In any case, wherever supply and demand are concerned, Democrats are rarely willing to concede to reality anyway. Bernie Sanders is already yammering about “speculators” and the apologists in the press are lamenting that “the President isn’t to blame for gas prices.” There are even off-the-wall stories claiming that drilling and pipelines will only make things worse. “The Canadian plan [for building Keystone] was to use their market power to raise prices in the United States and get more money from consumers,” proclaimed Bloomberg breathlessly — just as every entrepreneur plans to acquire “market power” to “get more money from customers.” Only to end up have the market end up claiming power over them. When defending something like the Obama Administration’s energy policies, it’s always important to make simple things sound complicated.
At bottom, the real problem is what Charles Murray describes in his new book, Coming Apart —the growing gap between college-educated people schooled in the wish fulfillment of “green energy” and the hard-won, hard-nosed wisdom of blue-collar America.
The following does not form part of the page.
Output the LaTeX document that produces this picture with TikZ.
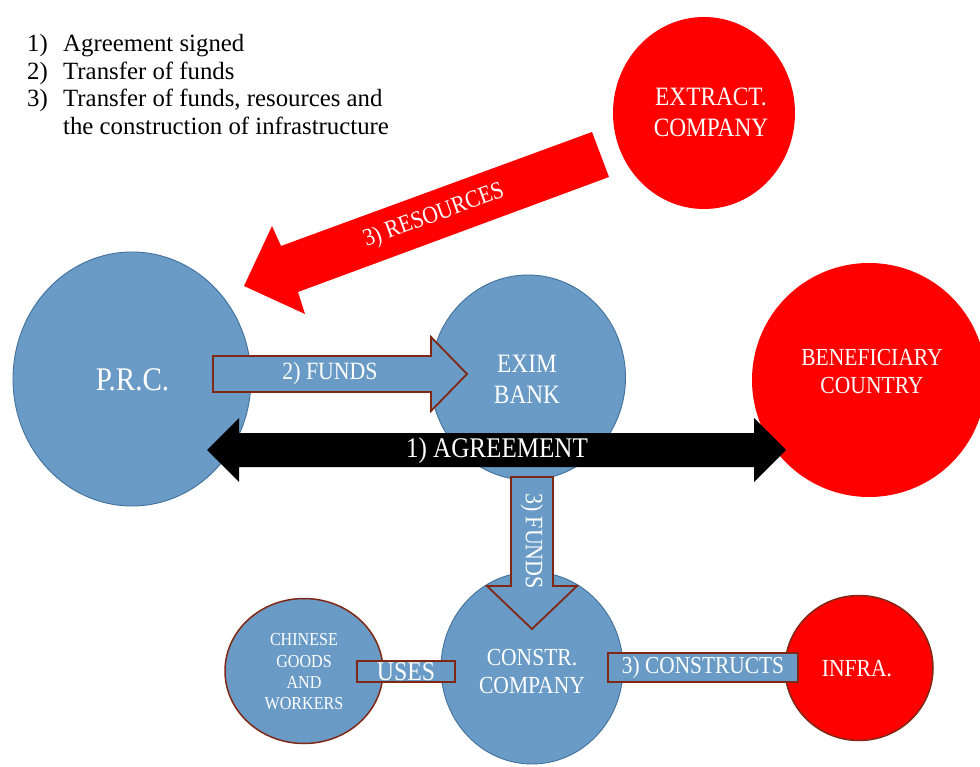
\documentclass[tikz,border=0pt]{standalone}
\usepackage{fontspec}
\setmainfont{Liberation Serif}
\newfontfamily\lab[FakeStretch=0.88]{Liberation Serif}
\usetikzlibrary{shapes.geometric}
\definecolor{cblue}{RGB}{106,155,198}
\definecolor{cblueline}{RGB}{65,113,156}
\definecolor{cred}{RGB}{255,0,0}
\definecolor{cdark}{RGB}{128,40,20}
\newcommand\fsz[2]{\fontsize{#1}{#2}\selectfont}
\begin{document}
\begin{tikzpicture}[x=1pt,y=-1pt,
  circ/.style={ellipse,inner sep=0pt,minimum width=#1},
  bluec/.style={circ=10pt,fill=cblue,draw=cblueline,line width=0.9pt},
  redc/.style={circ=10pt,fill=cred},
  redcb/.style={circ=10pt,fill=cred,draw=cdark,line width=1.5pt},
  bluecb/.style={circ=10pt,fill=cblue,draw=cdark,line width=1.5pt},
  lbl/.style={text=white,inner sep=0pt,align=center},
  blockblue/.style={fill=cblue,draw=cdark,line width=1.8pt,line join=miter},
  legend/.style={anchor=base west,inner sep=0pt,font=\fsz{24.8}{28}},
]
\useasboundingbox (0,0) rectangle (980,767);
\clip (0,0) rectangle (980,767);

% legend
\node[legend] (n1) at (27,52) {1)};
\node[legend] (t1) at (63,52) {Agreement signed};
\node[legend] (n2) at (27,79.5) {2)};
\node[legend] (t2) at (63,79.5) {Transfer of funds};
\node[legend] (n3) at (27,107) {3)};
\node[legend] (t3) at (63,107) {Transfer of funds, resources and};
\node[legend] (t4) at (63,134.5) {the construction of infrastructure};

% circles
\node[bluec,minimum width=238pt,minimum height=254pt] (prc) at (132,379) {};
\node[bluec,minimum width=195pt,minimum height=205pt] (exim) at (528,377.5) {};
\node[redc,minimum width=234pt,minimum height=234pt] (ben) at (869,380) {};
\node[redc,minimum width=182pt,minimum height=192pt] (ext) at (704,113) {};
\node[bluec,minimum width=182pt,minimum height=192pt] (con) at (532,668) {};
\node[bluecb,minimum width=158pt,minimum height=145pt] (chi) at (304,671) {};
\node[redcb,minimum width=148pt,minimum height=145pt] (inf) at (859,668) {};

% circle texts
\node[lbl,font=\lab\fsz{33}{38}] (prcT) at (132.5,380) {P.R.C.};
\node[lbl,font=\lab\fsz{26.5}{31}] (eximT) at (527,379.5) {EXIM\\BANK};
\node[lbl,font=\lab\fsz{24.5}{28}] (benT) at (872,372) {BENEFICIARY\\COUNTRY};
\node[lbl,font=\lab\fsz{26.5}{31}] (extT) at (711,112.5) {EXTRACT.\\COMPANY};
\node[lbl,font=\lab\fsz{24.5}{28}] (conT) at (532,672) {CONSTR.\\COMPANY};
\node[lbl,font=\lab\fsz{18.3}{21.3}] (chiT) at (304,672) {CHINESE\\GOODS\\AND\\WORKERS};
\node[lbl,font=\lab\fsz{24.5}{28}] (infT) at (857,669) {INFRA.};

% 3) resources arrow
\fill[cred] (244,286) -- (272,226) -- (281,246) -- (592,132) -- (609,177) -- (298,292) -- (305,314) -- cycle;
\node[lbl,font=\lab\fsz{24.5}{28},rotate=20] (resT) at (434,216) {3) RESOURCES};

% 2) funds arrow
\draw[blockblue] (213,356) -- (431,356) -- (431,337) -- (467,374) -- (431,411) -- (431,392) -- (213,392) -- cycle;
\node[lbl,font=\lab\fsz{24.8}{28}] (f2T) at (330,374) {2) FUNDS};

% 1) agreement arrow
\fill[black] (207,450) -- (239,418) -- (239,433) -- (754,433) -- (754,418) -- (786,450) -- (754,482) -- (754,467) -- (239,467) -- (239,482) -- cycle;
\node[lbl,font=\lab\fsz{28.5}{32}] (agT) at (497,451) {1) AGREEMENT};

% 3) funds vertical arrow
\draw[blockblue] (511,477) -- (553,477) -- (553,586) -- (577,586) -- (532,629) -- (487,586) -- (511,586) -- cycle;
\node[lbl,font=\lab\fsz{25}{28},rotate=-90] (f3T) at (532,541) {3) FUNDS};

% uses box
\draw[blockblue] (357,661) rectangle (455,682);
\node[lbl,font=\lab\fsz{27}{30}] (usesT) at (406,672) {USES};

% constructs box
\draw[blockblue] (608,653) rectangle (798,682);
\node[lbl,font=\lab\fsz{24.3}{28}] (cstT) at (703,668) {3) CONSTRUCTS};
\end{tikzpicture}
\end{document}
To the elite in New York, Washington and San Francisco, energy generation is something we’re trying to put behind us. It’s déclassé. Only in blue-collar regions like Pennsylvania, Ohio and North Dakota do the realities of energy become visible, tangible, and audible — and taxable.
The good news for Republicans is that the battle lines are drawn. After a summer of $5 gas plus power shortages in industrial regions, the results of four years of Obama energy policies will be hard to avoid. And there won’t be any George Bushes around to take the blame.